:: PROVIDED RECORDS ::
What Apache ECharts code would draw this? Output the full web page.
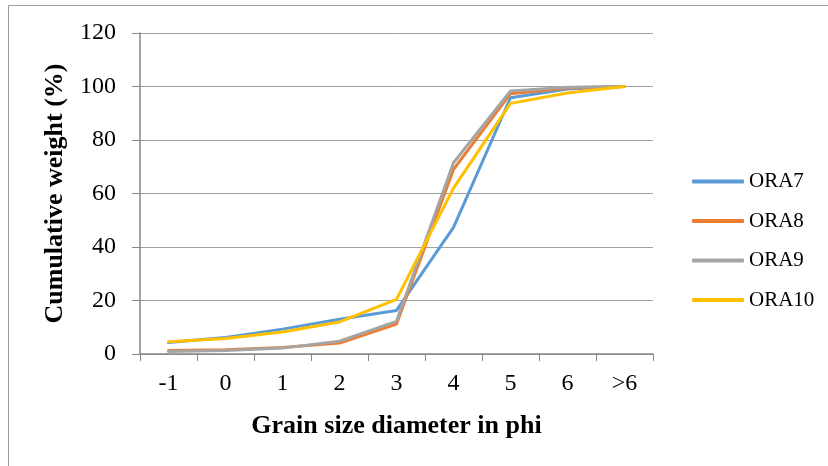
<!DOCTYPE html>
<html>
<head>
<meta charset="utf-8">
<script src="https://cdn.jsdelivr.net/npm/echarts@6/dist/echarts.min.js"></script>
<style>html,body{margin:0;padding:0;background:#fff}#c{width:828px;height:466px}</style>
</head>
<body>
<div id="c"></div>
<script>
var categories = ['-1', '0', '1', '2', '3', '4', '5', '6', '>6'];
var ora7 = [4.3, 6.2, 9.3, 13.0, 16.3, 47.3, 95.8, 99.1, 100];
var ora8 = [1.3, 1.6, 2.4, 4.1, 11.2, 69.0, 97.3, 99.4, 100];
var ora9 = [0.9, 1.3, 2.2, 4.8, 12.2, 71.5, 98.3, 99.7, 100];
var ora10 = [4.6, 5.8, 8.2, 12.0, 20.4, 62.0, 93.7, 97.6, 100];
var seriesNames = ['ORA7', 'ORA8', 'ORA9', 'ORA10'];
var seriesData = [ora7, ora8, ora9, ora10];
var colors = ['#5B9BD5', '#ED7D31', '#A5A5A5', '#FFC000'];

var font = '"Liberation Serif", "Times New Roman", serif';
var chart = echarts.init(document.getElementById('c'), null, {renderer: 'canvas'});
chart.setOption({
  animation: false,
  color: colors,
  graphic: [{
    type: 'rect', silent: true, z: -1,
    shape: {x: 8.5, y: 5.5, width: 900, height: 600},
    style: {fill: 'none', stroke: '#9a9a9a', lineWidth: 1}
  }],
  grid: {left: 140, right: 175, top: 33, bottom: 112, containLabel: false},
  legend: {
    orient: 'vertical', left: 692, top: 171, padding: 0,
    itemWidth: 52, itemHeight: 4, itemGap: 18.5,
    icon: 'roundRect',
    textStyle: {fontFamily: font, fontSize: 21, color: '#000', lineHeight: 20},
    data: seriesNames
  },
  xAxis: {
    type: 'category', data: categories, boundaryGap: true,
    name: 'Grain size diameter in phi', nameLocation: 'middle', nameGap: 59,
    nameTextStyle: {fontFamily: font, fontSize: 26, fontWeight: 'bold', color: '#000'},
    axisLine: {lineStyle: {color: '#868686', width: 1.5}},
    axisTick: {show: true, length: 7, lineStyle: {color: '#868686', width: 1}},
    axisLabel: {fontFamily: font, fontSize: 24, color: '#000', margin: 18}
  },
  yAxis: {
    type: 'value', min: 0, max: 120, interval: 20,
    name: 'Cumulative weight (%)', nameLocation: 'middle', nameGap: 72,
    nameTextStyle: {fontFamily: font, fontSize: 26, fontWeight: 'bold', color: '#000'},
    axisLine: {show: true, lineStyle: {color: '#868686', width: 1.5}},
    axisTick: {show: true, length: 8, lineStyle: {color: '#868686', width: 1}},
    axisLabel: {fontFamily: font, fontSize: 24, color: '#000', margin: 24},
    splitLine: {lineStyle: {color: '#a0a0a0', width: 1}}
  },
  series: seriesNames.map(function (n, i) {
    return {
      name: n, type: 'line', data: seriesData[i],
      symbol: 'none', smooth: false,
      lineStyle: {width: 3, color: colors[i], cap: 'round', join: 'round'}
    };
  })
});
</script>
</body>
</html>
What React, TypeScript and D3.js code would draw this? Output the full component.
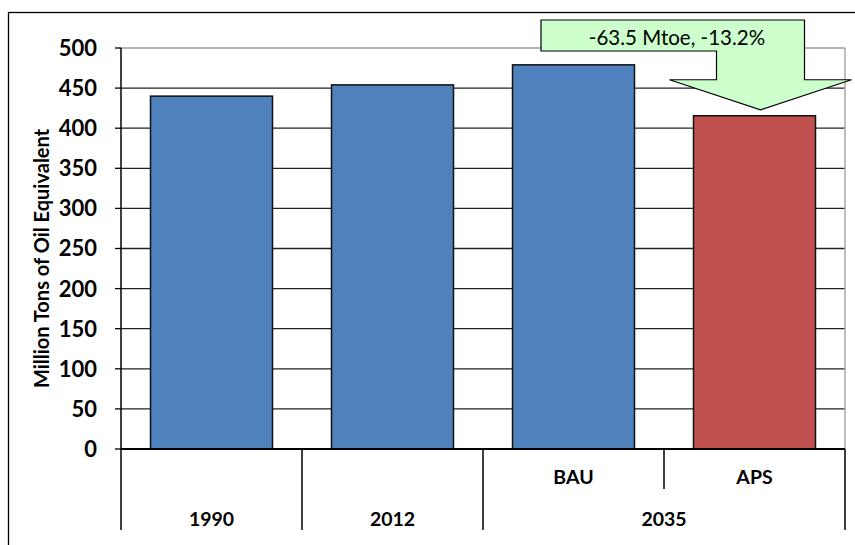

:: TASK DETAILS ::
Copy the listing over exactly, skipping the pictures it holds.

:: RESPONSE TO THIS TASK ::
What Apache ECharts code would draw this? Output the full web page.
<!DOCTYPE html>
<html>
<head>
<meta charset="utf-8">
<script src="https://cdn.jsdelivr.net/npm/echarts@6/dist/echarts.min.js"></script>
<style>html,body{margin:0;padding:0;background:#fff}#c{width:828px;height:466px}</style>
</head>
<body>
<div id="c"></div>
<script>
var categories = ['-1', '0', '1', '2', '3', '4', '5', '6', '>6'];
var ora7 = [4.3, 6.2, 9.3, 13.0, 16.3, 47.3, 95.8, 99.1, 100];
var ora8 = [1.3, 1.6, 2.4, 4.1, 11.2, 69.0, 97.3, 99.4, 100];
var ora9 = [0.9, 1.3, 2.2, 4.8, 12.2, 71.5, 98.3, 99.7, 100];
var ora10 = [4.6, 5.8, 8.2, 12.0, 20.4, 62.0, 93.7, 97.6, 100];
var seriesNames = ['ORA7', 'ORA8', 'ORA9', 'ORA10'];
var seriesData = [ora7, ora8, ora9, ora10];
var colors = ['#5B9BD5', '#ED7D31', '#A5A5A5', '#FFC000'];

var font = '"Liberation Serif", "Times New Roman", serif';
var chart = echarts.init(document.getElementById('c'), null, {renderer: 'canvas'});
chart.setOption({
  animation: false,
  color: colors,
  graphic: [{
    type: 'rect', silent: true, z: -1,
    shape: {x: 8.5, y: 5.5, width: 900, height: 600},
    style: {fill: 'none', stroke: '#9a9a9a', lineWidth: 1}
  }],
  grid: {left: 140, right: 175, top: 33, bottom: 112, containLabel: false},
  legend: {
    orient: 'vertical', left: 692, top: 171, padding: 0,
    itemWidth: 52, itemHeight: 4, itemGap: 18.5,
    icon: 'roundRect',
    textStyle: {fontFamily: font, fontSize: 21, color: '#000', lineHeight: 20},
    data: seriesNames
  },
  xAxis: {
    type: 'category', data: categories, boundaryGap: true,
    name: 'Grain size diameter in phi', nameLocation: 'middle', nameGap: 59,
    nameTextStyle: {fontFamily: font, fontSize: 26, fontWeight: 'bold', color: '#000'},
    axisLine: {lineStyle: {color: '#868686', width: 1.5}},
    axisTick: {show: true, length: 7, lineStyle: {color: '#868686', width: 1}},
    axisLabel: {fontFamily: font, fontSize: 24, color: '#000', margin: 18}
  },
  yAxis: {
    type: 'value', min: 0, max: 120, interval: 20,
    name: 'Cumulative weight (%)', nameLocation: 'middle', nameGap: 72,
    nameTextStyle: {fontFamily: font, fontSize: 26, fontWeight: 'bold', color: '#000'},
    axisLine: {show: true, lineStyle: {color: '#868686', width: 1.5}},
    axisTick: {show: true, length: 8, lineStyle: {color: '#868686', width: 1}},
    axisLabel: {fontFamily: font, fontSize: 24, color: '#000', margin: 24},
    splitLine: {lineStyle: {color: '#a0a0a0', width: 1}}
  },
  series: seriesNames.map(function (n, i) {
    return {
      name: n, type: 'line', data: seriesData[i],
      symbol: 'none', smooth: false,
      lineStyle: {width: 3, color: colors[i], cap: 'round', join: 'round'}
    };
  })
});
</script>
</body>
</html>
What React, TypeScript and D3.js code would draw this? Output the full component.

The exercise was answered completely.